Direktur Eksekutif Forum Bangun Investasi Aceh (Forbina), Muhammad Nur, S.H., menyoroti polemik rekomtek di Aceh Barat. Ia menilai DPRK dan Bupati Aceh Barat terlalu cepat menyimpulkan masalah rekomtek tanpa memahami konteks hukum yang berlaku. Alih-alih mencari solusi konstruktif, yang muncul justru narasi yang cenderung menghukum dan kurang bijaksana.
“Rekomtek itu diperlukan untuk aktivitas galian batuan dan pasir dengan area maksimal dua hektar. Sementara, kasus yang diperdebatkan ini mencakup area hingga 24 kilometer. Jadi, tidak bisa serta-merta diberikan sanksi hukum, apalagi saat izin dikeluarkan, persyaratan rekomtek seperti yang dipaksakan saat ini belum ada,” jelas Muhammad Nur.
Ia menegaskan bahwa perusahaan terkait bersedia menyesuaikan diri dengan aturan yang berlaku. Namun, pemberian sanksi tidak bisa dilakukan hanya berdasarkan persepsi negatif yang sengaja dihembuskan oleh pihak-pihak tertentu. “Ada oknum yang memanfaatkan isu ini untuk kepentingan pribadi,” imbuhnya.
Muhammad Nur juga menyayangkan bahwa Bupati dan DPRK Aceh Barat belum berupaya melakukan dialog atau pemanggilan resmi untuk membahas penafsiran rekomtek ini. Padahal, jika revisi dianggap perlu, masalah ini seharusnya dikomunikasikan dengan Balai Wilayah Sungai (BWS).
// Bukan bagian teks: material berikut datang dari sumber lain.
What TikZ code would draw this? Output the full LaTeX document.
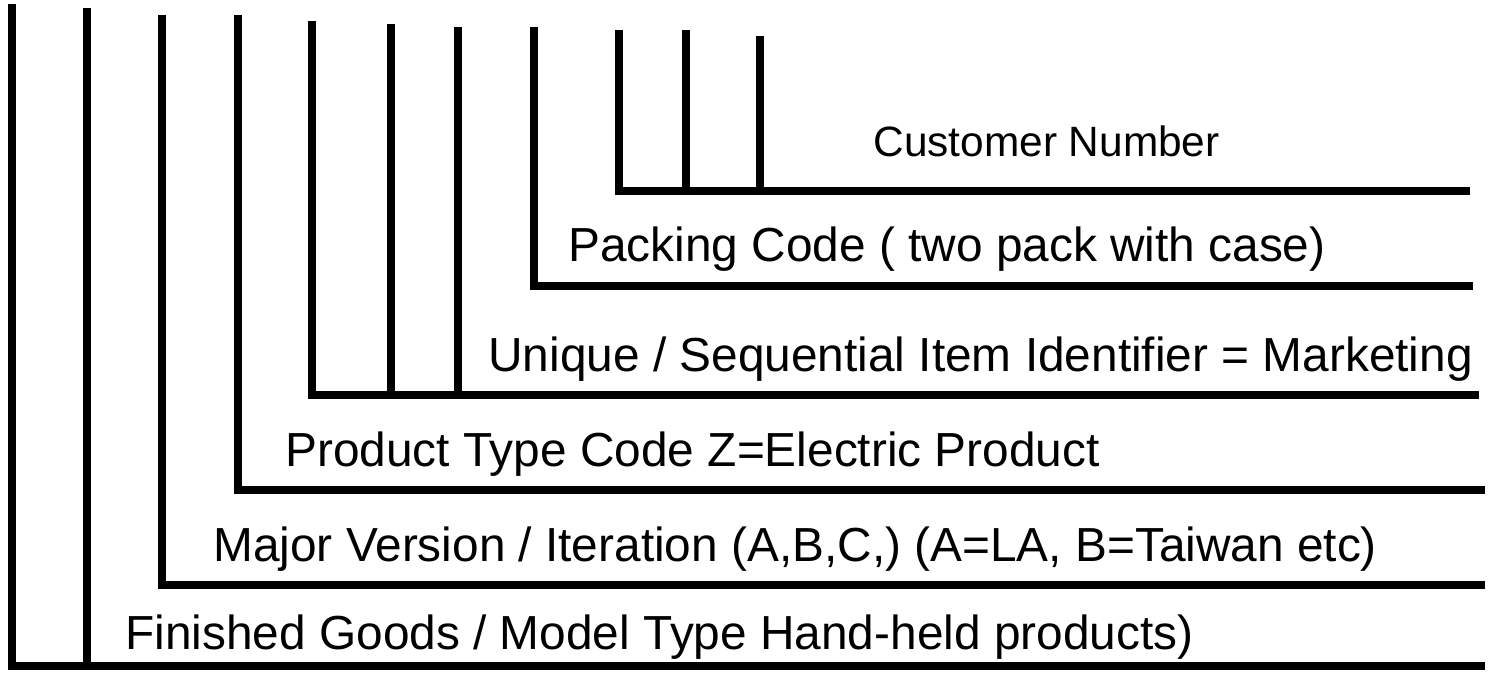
\documentclass[tikz,border=0pt]{standalone}
\usepackage{fontspec}
\setmainfont{Liberation Sans}
\usetikzlibrary{positioning}
\tikzset{x=0.5pt, y=-0.5pt, % one unit is one pixel of the reference
      code bar/.style={ % the thick black rules
      line width=4pt,
      line join=miter},
      code label/.style={ % text sitting on a rule
      anchor=base west,
      inner sep=0pt,
      font=\fontsize{23.9}{28}\selectfont},
      small label/.style={code label,
      font=\fontsize{21.2}{25}\selectfont}}

\begin{document}
\begin{tikzpicture}
      \useasboundingbox (0,0) rectangle (1490,673);
      % corners of each group
      \coordinate (fg) at (12,666);
      \coordinate (mv) at (162,585);
      \coordinate (pt) at (238,490);
      \coordinate (ui) at (312,395);
      \coordinate (pc) at (534,286);
      \coordinate (cn) at (619,191);
      % finished goods
      \draw[code bar] (12,4) -- (fg) -- (1485,666);
      \draw[code bar] (87,8) -- (87,666);
      \node[code label] (fgtext) at (125,650) {Finished Goods / Model Type Hand-held products)};
      % major version
      \draw[code bar] (162,15) -- (mv) -- (1485,585);
      \node[code label] (mvtext) at (213,562) {Major Version / Iteration (A,B,C,) (A=LA, B=Taiwan etc)};
      % product type
      \draw[code bar] (238,15) -- (pt) -- (1485,490);
      \node[code label] (pttext) at (285,467) {Product Type Code Z=Electric Product};
      % unique item identifier
      \draw[code bar] (312,21) -- (ui) -- (1479,395);
      \draw[code bar] (391,24) -- (391,395);
      \draw[code bar] (458,27) -- (458,395);
      \node[code label] (uitext) at (488,372) {Unique / Sequential Item Identifier = Marketing};
      % packing code
      \draw[code bar] (534,27) -- (pc) -- (1473,286);
      \node[code label] (pctext) at (568,262) {Packing Code ( two pack with case)};
      % customer number
      \draw[code bar] (619,30) -- (cn) -- (1470,191);
      \draw[code bar] (686,30) -- (686,191);
      \draw[code bar] (760,36) -- (760,191);
      \node[small label] (cntext) at (873,157) {Customer Number};
    \end{tikzpicture}
\end{document}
“Seharusnya, Bupati dan DPRK mengundang pihak terkait untuk membahas poin-poin yang perlu direvisi. Faktanya, hingga kini belum ada ketentuan yang jelas. Bahkan, jika ditelusuri, tidak ada satu pun perusahaan di Aceh Barat yang bergerak di bidang tambang emas, batu bara, atau galian batuan dan pasir di sepanjang aliran Sungai Meureubo, Kaway XVI, hingga Pante Ceureumen yang memiliki rekomtek dari BWS. Jadi, penertiban harus dilakukan secara adil dan merata,” tegasnya.